The claim in negligence
In paragraphs 23, 24, 27, 29, 31 and 41 of the Statement of Claim the plaintiff asserts that a duty rested on the defendant to disclose to it its limited supplies of retardant. That duty arose from the communications between the parties (see paragraph 23). In his address Mr Ross-Smith referred to the obligation as having its roots in the Law of Torts. Using the language of that branch of the law Mr Ross-Smith asserted that upon the defendant giving its quote on 31 July there arose a relationship of neighbours between the parties such that the defendant had to meet a standard of care towards the plaintiff. The failure to exercise that standard of care was negligent on the defendant’s part and that founds an action in Tort. Mr Hoile submitted that none of these words appear in the Statement of Claim and the plaintiff cannot rely on this cause of action.
I would not dismiss the plaintiff’s claim on that account. The factual bases for the claim are asserted in the Statement of Claim. The defendant is not prejudiced if the plaintiff later characterises its claim as it now does.

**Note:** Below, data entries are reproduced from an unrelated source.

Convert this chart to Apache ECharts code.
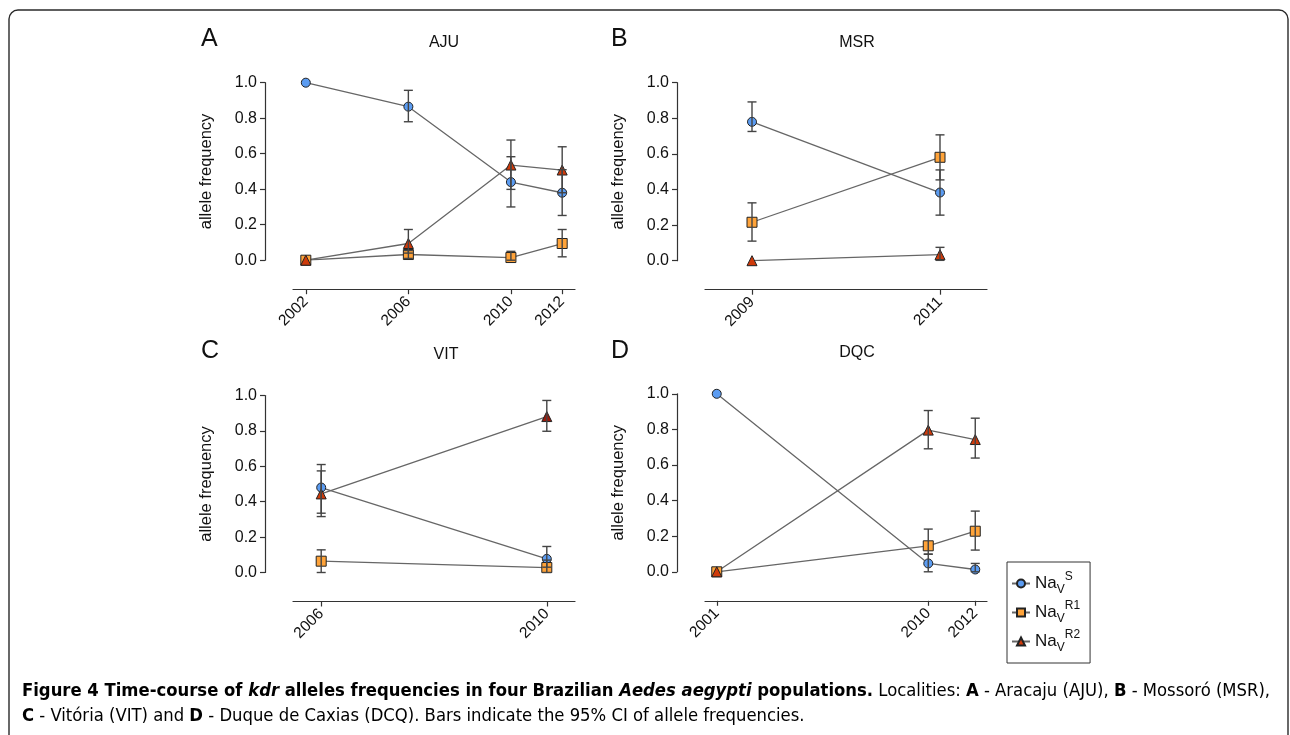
<!DOCTYPE html>
<html><head><meta charset="utf-8">
<script src="https://cdn.jsdelivr.net/npm/echarts@6/dist/echarts.min.js"></script>
<style>html,body{margin:0;padding:0;background:#fff}#c{width:1290px;height:735px}</style>
</head><body><div id="c"></div>
<script>
// ---- data ----
const ajuYears = [2002, 2006, 2010, 2012];
const ajuS   = [1.0, 0.865, 0.44, 0.38];
const ajuSLo = [null, 0.78, 0.30, 0.252];
const ajuSHi = [null, 0.957, 0.583, 0.51];
const ajuR1   = [0, 0.032, 0.015, 0.094];
const ajuR1Lo = [null, 0.01, 0.0, 0.019];
const ajuR1Hi = [null, 0.055, 0.05, 0.173];
const ajuR2   = [0, 0.094, 0.536, 0.508];
const ajuR2Lo = [null, 0.04, 0.399, 0.38];
const ajuR2Hi = [null, 0.173, 0.677, 0.639];

const msrYears = [2009, 2011];
const msrS   = [0.78, 0.383];
const msrSLo = [0.726, 0.256];
const msrSHi = [0.892, 0.51];
const msrR1   = [0.216, 0.581];
const msrR1Lo = [0.11, 0.454];
const msrR1Hi = [0.325, 0.707];
const msrR2   = [0, 0.034];
const msrR2Lo = [null, 0.002];
const msrR2Hi = [null, 0.075];

const vitYears = [2006, 2010];
const vitS   = [0.48, 0.077];
const vitSLo = [0.335, 0.03];
const vitSHi = [0.61, 0.147];
const vitR1   = [0.064, 0.028];
const vitR1Lo = [0.0, 0.0];
const vitR1Hi = [0.128, 0.07];
const vitR2   = [0.444, 0.881];
const vitR2Lo = [0.316, 0.798];
const vitR2Hi = [0.574, 0.972];

const dqcYears = [2001, 2010, 2012];
const dqcS   = [1.0, 0.047, 0.013];
const dqcSLo = [null, 0.0, 0.0];
const dqcSHi = [null, 0.099, 0.047];
const dqcR1   = [0, 0.146, 0.228];
const dqcR1Lo = [null, 0.099, 0.122];
const dqcR1Hi = [null, 0.24, 0.341];
const dqcR2   = [0, 0.796, 0.743];
const dqcR2Lo = [null, 0.691, 0.639];
const dqcR2Hi = [null, 0.906, 0.863];

const seriesNames = ['S', 'R1', 'R2'];
const panelLetters = ['A', 'B', 'C', 'D'];
const panelTitles = ['AJU', 'MSR', 'VIT', 'DQC'];

// ---- layout / style ----
const FONT = '"Liberation Sans", Arial, Helvetica, sans-serif';
const panels = [
  {years: ajuYears, vals: [ajuS, ajuR1, ajuR2], lo: [ajuSLo, ajuR1Lo, ajuR2Lo], hi: [ajuSHi, ajuR1Hi, ajuR2Hi],
   grid: {left: 293, top: 82.7, width: 282, height: 177.5}, letterPos: [201, 39], titlePos: [444, 43]},
  {years: msrYears, vals: [msrS, msrR1, msrR2], lo: [msrSLo, msrR1Lo, msrR2Lo], hi: [msrSHi, msrR1Hi, msrR2Hi],
   grid: {left: 705, top: 82.7, width: 282, height: 178}, letterPos: [611, 39], titlePos: [857, 43]},
  {years: vitYears, vals: [vitS, vitR1, vitR2], lo: [vitSLo, vitR1Lo, vitR2Lo], hi: [vitSHi, vitR1Hi, vitR2Hi],
   grid: {left: 293, top: 395.5, width: 282, height: 177}, letterPos: [201, 351], titlePos: [446, 355]},
  {years: dqcYears, vals: [dqcS, dqcR1, dqcR2], lo: [dqcSLo, dqcR1Lo, dqcR2Lo], hi: [dqcSHi, dqcR1Hi, dqcR2Hi],
   grid: {left: 705, top: 393.8, width: 282, height: 178}, letterPos: [611, 351], titlePos: [857, 353]}
];
const sym = {S: 'circle', R1: 'rect', R2: 'triangle'};
const col = {S: '#5b9cf2', R1: '#ffa339', R2: '#cf3a0a'};
const symSize = {S: 9, R1: 10, R2: 10};

const grids = [], xAxes = [], yAxes = [], series = [], graphics = [];

graphics.push({type: 'rect', silent: true, z: 100,
  shape: {x: 9, y: 10, width: 1279, height: 760, r: [9, 9, 0, 0]},
  style: {fill: null, stroke: '#2a2a2a', lineWidth: 1.4}});

panels.forEach((p, i) => {
  grids.push(Object.assign({containLabel: false}, p.grid));
  const yMin = p.years[0], yMax = p.years[p.years.length - 1];
  xAxes.push({
    gridIndex: i, type: 'value', min: yMin - 0.5, max: yMax + 0.5, offset: 29,
    splitLine: {show: false},
    axisLine: {show: true, onZero: false, lineStyle: {color: '#333', width: 1.2}},
    axisTick: {show: true, customValues: p.years, length: 5, lineStyle: {color: '#333', width: 1.2}},
    axisLabel: {customValues: p.years, rotate: 45, fontSize: 15.5, color: '#111', margin: 10, fontFamily: FONT,
      formatter: v => String(Math.round(v))}
  });
  yAxes.push({
    gridIndex: i, type: 'value', min: 0, max: 1, interval: 0.2, offset: 28,
    name: 'allele frequency', nameLocation: 'middle', nameRotate: 90, nameGap: 50,
    nameTextStyle: {fontSize: 16.5, color: '#111', fontFamily: FONT},
    splitLine: {show: false},
    axisLine: {show: true, onZero: false, lineStyle: {color: '#333', width: 1.2}},
    axisTick: {show: true, length: 5, lineStyle: {color: '#333', width: 1.2}},
    axisLabel: {fontSize: 16, color: '#111', margin: 8, fontFamily: FONT, formatter: v => v.toFixed(1)}
  });
  seriesNames.forEach((n, k) => {
    const data = p.years.map((yr, j) => {
      const item = {value: [yr, p.vals[k][j]]};
      if (i === 2 && n === 'R2' && j === 1) item.itemStyle = {color: '#9a1a0c'};
      return item;
    });
    series.push({
      name: n, type: 'line', xAxisIndex: i, yAxisIndex: i, data: data,
      symbol: sym[n], symbolSize: symSize[n], showAllSymbol: true, z: 3,
      lineStyle: {color: '#666', width: 1.3},
      itemStyle: {color: col[n], borderColor: '#222', borderWidth: 1},
      emphasis: {disabled: true}, animation: false
    });
  });
  const ebData = [];
  seriesNames.forEach((n, k) => {
    p.years.forEach((yr, j) => {
      if (p.lo[k][j] != null && p.hi[k][j] != null) ebData.push([yr, p.lo[k][j], p.hi[k][j]]);
    });
  });
  series.push({
    name: 'ci' + i, type: 'custom', xAxisIndex: i, yAxisIndex: i, data: ebData, z: 4, silent: true,
    animation: false,
    renderItem: (params, api) => {
      const x = api.value(0);
      const a = api.coord([x, api.value(1)]);
      const b = api.coord([x, api.value(2)]);
      const w = 4.5;
      const st = {stroke: '#444', lineWidth: 1.4};
      return {type: 'group', children: [
        {type: 'line', shape: {x1: a[0], y1: a[1], x2: b[0], y2: b[1]}, style: st},
        {type: 'line', shape: {x1: a[0] - w, y1: a[1], x2: a[0] + w, y2: a[1]}, style: st},
        {type: 'line', shape: {x1: b[0] - w, y1: b[1], x2: b[0] + w, y2: b[1]}, style: st}
      ]};
    }
  });
  graphics.push({type: 'text', x: p.letterPos[0], y: p.letterPos[1],
    style: {text: panelLetters[i], fontSize: 25, fill: '#111', fontFamily: FONT, verticalAlign: 'middle', align: 'left'}});
  graphics.push({type: 'text', x: p.titlePos[0], y: p.titlePos[1],
    style: {text: panelTitles[i], fontSize: 16, fill: '#111', fontFamily: FONT, verticalAlign: 'middle', align: 'center'}});
});

// caption
const CAP = '"Liberation Sans Narrow", "DejaVu Sans Condensed", "Liberation Sans", sans-serif';
const CS = 18.3;
const capRich = {
  bo: {fontFamily: CAP, fontSize: CS, fontWeight: 'bold', color: '#1e1e1e'},
  bi: {fontFamily: CAP, fontSize: CS, fontWeight: 'bold', fontStyle: 'italic', color: '#1e1e1e'},
  r:  {fontFamily: CAP, fontSize: CS, color: '#555'}
};
graphics.push({type: 'text', x: 22, y: 691, style: {
  text: '{bo|Figure 4 Time-course of }{bi|kdr}{bo| alleles frequencies in four Brazilian }{bi|Aedes aegypti}{bo| populations.}{r| Localities: }{bo|A}{r| - Aracaju (AJU), }{bo|B}{r| - Mossoró (MSR),}',
  rich: capRich, verticalAlign: 'middle', fontFamily: CAP, fontSize: CS}});
graphics.push({type: 'text', x: 22, y: 716, style: {
  text: '{bo|C}{r| - Vitória (VIT) and }{bo|D}{r| - Duque de Caxias (DCQ). Bars indicate the 95% CI of allele frequencies.}',
  rich: capRich, verticalAlign: 'middle', fontFamily: CAP, fontSize: CS}});

const supText = {S: 'S', R1: 'R1', R2: 'R2'};
const chart = echarts.init(document.getElementById('c'), null, {renderer: 'canvas'});
chart.setOption({
  animation: false,
  backgroundColor: '#fff',
  grid: grids, xAxis: xAxes, yAxis: yAxes, series: series, graphic: graphics,
  legend: {
    data: seriesNames, orient: 'vertical', left: 1007, top: 562,
    padding: [9, 10, 9, 4], itemGap: 4, itemWidth: 18, itemHeight: 10,
    borderColor: '#333', borderWidth: 1, selectedMode: false,
    formatter: n => '{b|Na}{sub|V}{sup|' + supText[n] + '}',
    textStyle: {fontFamily: FONT, color: '#111', rich: {
      b: {fontSize: 17, lineHeight: 25, verticalAlign: 'middle', fontFamily: FONT, color: '#111'},
      sub: {fontSize: 12, lineHeight: 12, verticalAlign: 'bottom', fontFamily: FONT, color: '#111'},
      sup: {fontSize: 12, lineHeight: 12, verticalAlign: 'top', fontFamily: FONT, color: '#111'}
    }}
  }
});
</script></body></html>
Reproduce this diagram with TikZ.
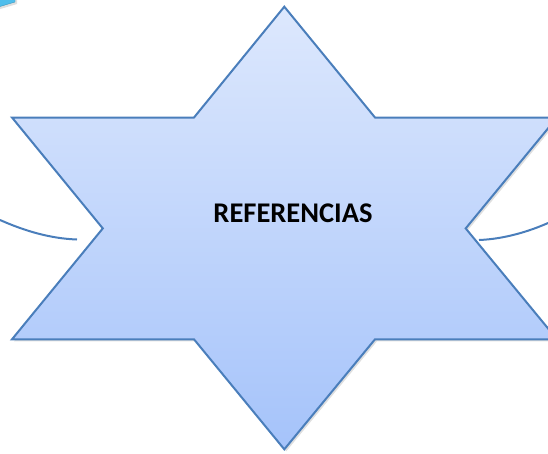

The plaintiff refers to the text Disclosure Obligations in Business Relationships edited by Tina Cockburn and Leanne Wiseman. At paragraph 1.6 the authors cite an analysis written by then Professor Paul Finn entitled Good Faith and Non-disclosure. Professor Finn suggests that there is a “graduated liability scheme” for disclosure. The obligation to disclose is at its lowest where there is a relationship at arms length between strangers. The obligation is higher where one party reasonably places reliance on the words and actions of another and where there is an assumed responsibility. The obligation is at its highest where there are recognised fiduciary relationships.
The authors cite Professor Finn’s analysis that disclosure obligations are determined by the reasonable, or objectively determined, expectations of the parties. I respectfully accept that analysis.
The question then is to determine the reasonable expectations of the parties in this case. Before the disclosure by the defendant on 9 October of its possible supply problems, where did the parties stand in relation to each other using the continuum referred to by Professor Finn? In my view they were possibly independent entities standing at arm’s length. I think it is likely that they were a step further along the continuum where one party reasonably places reliance on the words and actions of the other. It could not be said that there was a fiduciary relationship. Before 9 October the plaintiff had told the defendant about its planned works. It had asked for and received a quote for the retardant. The plaintiff purchased three separate units to see which would suit its client. When the plaintiff sought to order its bulk supply, the defendant disclosed its problem. On the evidence available to me I would not be willing to conclude that the defendant was aware of its problem before the bulk order was supplied, or at least shortly before that. Even without hearing evidence from the defendant I would not be willing to conclude that the defendant’s failure was any more than a failure to make earlier enquiry of its suppliers. In the circumstances I do not think that the defendant has failed to discharge such liability as it bore towards the plaintiff.
I dismiss the application based on Tort.
Conclusion
I dismiss each of the three claims made by the plaintiff. I dismiss the case for the plaintiff. I will hear the parties as to consequential orders.